The findings on Mercy Corps formative research done on March 2007, mothers – more than 50 randomly-chosen-mothers in Northern Jakarta Indonesia – intend to have frequently asked questions: “why my breastmilk is not coming out?” “Why my breastmilk is not enough so my baby keep crying?” “Is it okay to mix-feeding breastmilk and formula milk?”, and many more. Of all questions, nothing would have the same answer. Nothing could get the same counseling. No prescribe messages of each question of each mother.

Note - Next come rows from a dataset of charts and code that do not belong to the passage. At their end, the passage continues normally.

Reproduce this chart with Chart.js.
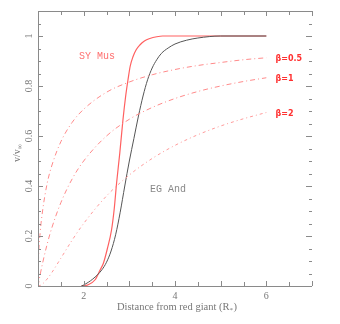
<!DOCTYPE html>
<html><head><meta charset="utf-8">
<script src="https://cdn.jsdelivr.net/npm/chart.js@4/dist/chart.umd.min.js"></script>
<style>html,body{margin:0;padding:0;background:#fff}canvas{display:block}</style>
</head><body>
<canvas id="c" width="340" height="324"></canvas>
<script>
// ---- data ----
const xSYMus = [1.95, 2.1, 2.25, 2.36, 2.43, 2.52, 2.61, 2.67, 2.72, 2.79, 2.86, 2.92, 2.97, 3.02, 3.08, 3.15, 3.23, 3.33, 3.45, 3.6, 3.73, 4.5, 5.0, 6.0];
const ySYMus = [0, 0.005, 0.025, 0.064, 0.09, 0.15, 0.224, 0.31, 0.41, 0.53, 0.664, 0.76, 0.824, 0.88, 0.917, 0.945, 0.964, 0.98, 0.99, 0.997, 1.0, 1.0, 1.0, 1.0];
const xEGAnd = [1.95, 2.0, 2.2, 2.4, 2.5, 2.6, 2.7, 2.8, 2.9, 3.0, 3.1, 3.2, 3.3, 3.4, 3.5, 3.6, 3.7, 3.85, 4.0, 4.25, 4.5, 5.0, 6.0];
const yEGAnd = [0, 0.004, 0.028, 0.065, 0.095, 0.14, 0.205, 0.295, 0.4, 0.5, 0.59, 0.68, 0.76, 0.825, 0.872, 0.905, 0.93, 0.952, 0.968, 0.983, 0.992, 1.0, 1.0];
const xBeta = [1.0, 1.01, 1.05, 1.1, 1.2, 1.3, 1.5, 1.75, 2.0, 2.5, 3.0, 3.5, 4.0, 4.5, 5.0, 5.5, 6.0];
const yBeta05 = [0, 0.1, 0.218, 0.30, 0.41, 0.48, 0.577, 0.655, 0.707, 0.775, 0.816, 0.845, 0.866, 0.882, 0.894, 0.905, 0.913];
const yBeta1 = [0, 0.01, 0.048, 0.091, 0.167, 0.231, 0.333, 0.429, 0.5, 0.6, 0.667, 0.714, 0.75, 0.778, 0.8, 0.818, 0.833];
const yBeta2 = [0, 0.0001, 0.0023, 0.0083, 0.028, 0.053, 0.111, 0.184, 0.25, 0.36, 0.444, 0.51, 0.5625, 0.605, 0.64, 0.669, 0.694];
const xTickLabels = [2, 4, 6];
const yTickLabels = [0, 0.2, 0.4, 0.6, 0.8, 1];
const curveLabels = ["β=0.5", "β=1", "β=2"];
const curveLabelY = [0.913, 0.833, 0.694];

const pts = (xs, ys) => xs.map((x, i) => ({x, y: ys[i]}));
const AX = '#8a8a8a';

const axesPlugin = {
  id: 'axesPlugin',
  afterDatasetsDraw(chart) {
    const ctx = chart.ctx, xs = chart.scales.x, ys = chart.scales.y;
    const a = chart.chartArea;
    ctx.save();
    ctx.strokeStyle = AX; ctx.lineWidth = 1;
    ctx.beginPath();
    ctx.moveTo(a.left + 0.5, a.top); ctx.lineTo(a.left + 0.5, a.bottom);
    ctx.moveTo(a.left, a.bottom + 0.5); ctx.lineTo(a.right, a.bottom + 0.5);
    ctx.moveTo(a.left, a.top + 0.5); ctx.lineTo(a.right, a.top + 0.5);
    for (let k = 2; k <= 14; k++) {
      const v = k / 2; const px = Math.round(xs.getPixelForValue(v)) + 0.5;
      const len = (k % 2 === 0) ? 5 : 4;
      ctx.moveTo(px, a.bottom); ctx.lineTo(px, a.bottom - len);
      ctx.moveTo(px, a.top); ctx.lineTo(px, a.top + len);
    }
    for (let k = 1; k <= 21; k++) {
      const v = k * 0.05; const py = Math.round(ys.getPixelForValue(v)) + 0.5;
      const major = (k % 4 === 0);
      const len = major ? 5 : 3;
      ctx.moveTo(a.left, py); ctx.lineTo(a.left + len, py);
      ctx.moveTo(a.right, py); ctx.lineTo(a.right - (major ? 6 : 3), py);
    }
    ctx.stroke();

    ctx.fillStyle = '#777';
    ctx.font = '10px "Liberation Serif", serif';
    ctx.textAlign = 'center'; ctx.textBaseline = 'middle';
    xTickLabels.forEach(v => ctx.fillText(String(v), xs.getPixelForValue(v), a.bottom + 10));
    yTickLabels.forEach(v => {
      ctx.save();
      ctx.translate(a.left - 9, ys.getPixelForValue(v));
      ctx.rotate(-Math.PI / 2);
      ctx.fillText(String(v), 0, 0);
      ctx.restore();
    });
    ctx.font = '10.5px "Liberation Serif", serif';
    const t1 = 'Distance from red giant (R';
    const w1 = ctx.measureText(t1).width;
    const total = w1 + 4 + ctx.measureText(')').width;
    let sx = (a.left + a.right) / 2 - total / 2 + 2;
    ctx.textAlign = 'left';
    ctx.fillText(t1, sx, a.bottom + 21);
    ctx.font = '7px "Liberation Serif", serif';
    ctx.fillText('*', sx + w1, a.bottom + 24);
    ctx.font = '10.5px "Liberation Serif", serif';
    ctx.fillText(')', sx + w1 + 4, a.bottom + 21);
    ctx.save();
    ctx.translate(17, 150);
    ctx.rotate(-Math.PI / 2);
    ctx.textAlign = 'left';
    ctx.font = '10px "Liberation Serif", serif';
    const t2 = 'v/v';
    const w2 = ctx.measureText(t2).width;
    ctx.fillText(t2, -12, 0);
    ctx.font = '7px "Liberation Serif", serif';
    ctx.fillText('∞', -12 + w2, 3);
    ctx.restore();

    ctx.textAlign = 'left';
    ctx.font = '10px "Liberation Mono", monospace';
    ctx.fillStyle = '#ff7070';
    ctx.fillText('SY Mus', xs.getPixelForValue(1.9), ys.getPixelForValue(0.92));
    ctx.fillStyle = '#888';
    ctx.fillText('EG And', xs.getPixelForValue(3.45), ys.getPixelForValue(0.385));
    ctx.fillStyle = '#ff3030';
    ctx.font = 'bold 8px "DejaVu Sans", sans-serif';
    curveLabels.forEach((t, i) => ctx.fillText(t, xs.getPixelForValue(6.2), ys.getPixelForValue(curveLabelY[i]) + 1));
    ctx.restore();
  }
};

const common = {showLine: true, pointRadius: 0, borderWidth: 1, cubicInterpolationMode: 'monotone'};
new Chart(document.getElementById('c'), {
  type: 'scatter',
  data: {
    datasets: [
      {...common, data: pts(xBeta, yBeta05), borderColor: '#ff8a8a', borderDash: [5, 3, 1, 3]},
      {...common, data: pts(xBeta, yBeta1), borderColor: '#ff8a8a', borderDash: [5, 3, 1, 3]},
      {...common, data: pts(xBeta, yBeta2), borderColor: '#ff9a9a', borderDash: [3, 3, 1, 3]},
      {...common, data: pts(xEGAnd, yEGAnd), borderColor: '#555'},
      {...common, data: pts(xSYMus, ySYMus), borderColor: '#ff6060', borderWidth: 1.2}
    ]
  },
  options: {
    responsive: false, animation: false,
    layout: {padding: {left: 38, right: 28, top: 11, bottom: 38}},
    plugins: {legend: {display: false}, tooltip: {enabled: false}},
    scales: {
      x: {type: 'linear', min: 1, max: 7, display: false},
      y: {type: 'linear', min: 0, max: 1.1, display: false}
    }
  },
  plugins: [axesPlugin]
});
</script>
</body></html>
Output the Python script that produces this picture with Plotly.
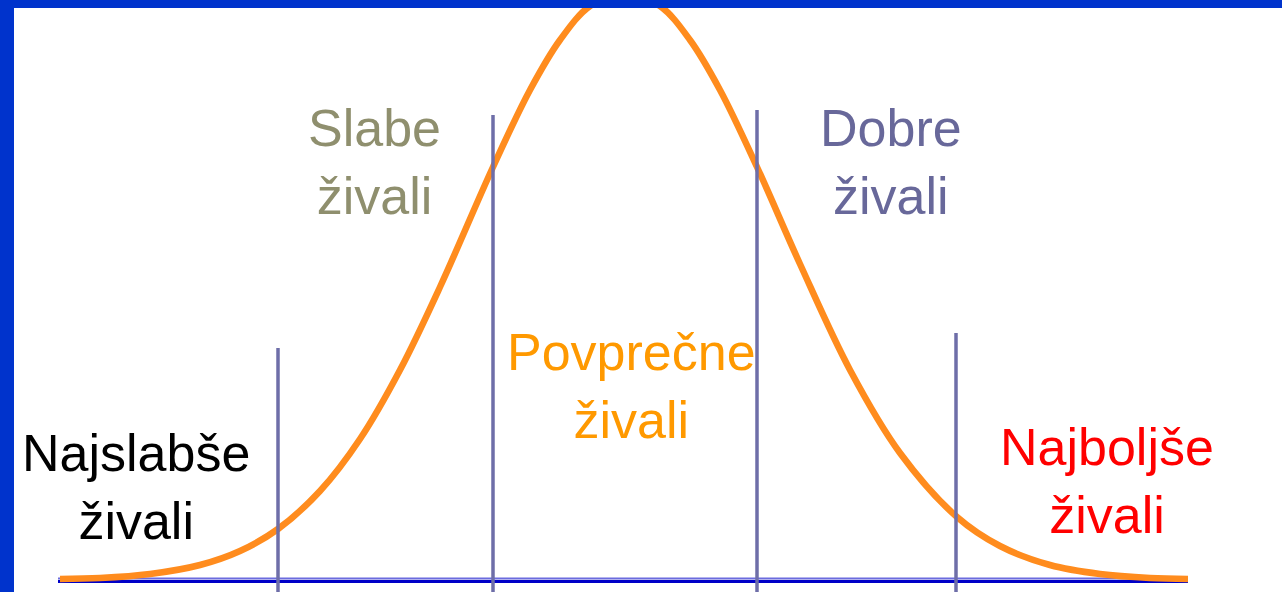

This finding guides to one more “fun” fact about what happen on breastfeeding in Indonesia. Again, need different approach.

 

The existence of breastfeeding counselor was not popular enough that even they are among the community, still people don’t recognize them. People intend to ignore that there is help available in their area. In Northern of Jakarta, the number of those breastfeeding trusted source approximately 89 persons from health facilities by the year of 2008. Not only that, spreads in four villages in North Jakarta, there are 96 women (and keep growing up)[6], who are willing to be motivator voluntarily and be facilitators for mother support group in their own neighborhood. This fact lead to the need of promoting these trusted sources as the best way to communicate about breastfeeding. The result is, more and more mothers know what they wanted on breastfeeding, so it creates more demands, for example, the demand on doing early initiation (breast-crawl). So then, it overcome health provider’s knowledge, competence, and practice on helping mother’s deliveries.

 

Combining all the fun-facts that could not be resisted, the reconciliation of special tailored campaign is introduced. Holding to a belief that whoever heard the deeper information on breastfeeding must be interested to know and learn more about it.

 

The invention on “BREASTFEEDING? ASK ME!” revealed. It is made to stimulate people to ask more about breastfeeding. It is made to disseminate the information that there are trusted source as their local support. Why “breastfeeding? ask me!”? refer to characteristic of asking was such an uncommon habit, no prescribe messages on countering breastfeeding challenges, because there were no such generic answer which make people wanted to ask more and to know more.

 

The word of “ask me” refers to breastfeeding counselors as their trusted sourced to give optimum information, support, and counseling to mothers. Meeting with breastfeeding counselor becomes a private moment for mothers to counsel or even share their stories and experiences. Moreover, counseling could boost mother’s confidence to stay breastfeed.

 

To deliver the right messages, trying a new, different and tailored poster among the existence ones is the first step of creating this supportive change. The purpose of the poster is to suggest action. The design of the poster is also costumed, like no other poster who used to put many sentences, this poster is with no detailed and long information. Another costumed design is the chosen color, no baby pink or blue – again like other existing posters – other than two contrasted colors – black and light orange. The meaning behind no soft colors was showing how breastfeeding could also be a challenge until you ask and figure solution.

 

Completing the poster, to recognize the existing trusted sources – breastfeeding consultant / counselor / motivator – as referring to “ask me” line, “breastfeeding ask me” badge invented. People would know whom to ask and be the “friend” of finding solution of breastfeeding concerns and challenges.

 

Therefore, with this new way of promoting – “breastfeeding? ask me” poster and badge – the willingness of asking about breastfeeding to counselor would improve, and the expectation of the optimum breastfeeding period would be created as the way of protecting, promoting and supporting breastfeeding around the world.

 

[1] Done by Mercy Corps Indonesia 2006

[2] http://www.unicef.org/infobycountry/indonesia.html

[3] SDKI Survey 2002-2003

[4] IPB University Research. February 2008.

[5] Formative Research of Mercy Corps Indonesia. March 2008.

[6] Monitoring and Evaluation’s Healthy Start Project of Mercy Corps Indonesia. December 2008.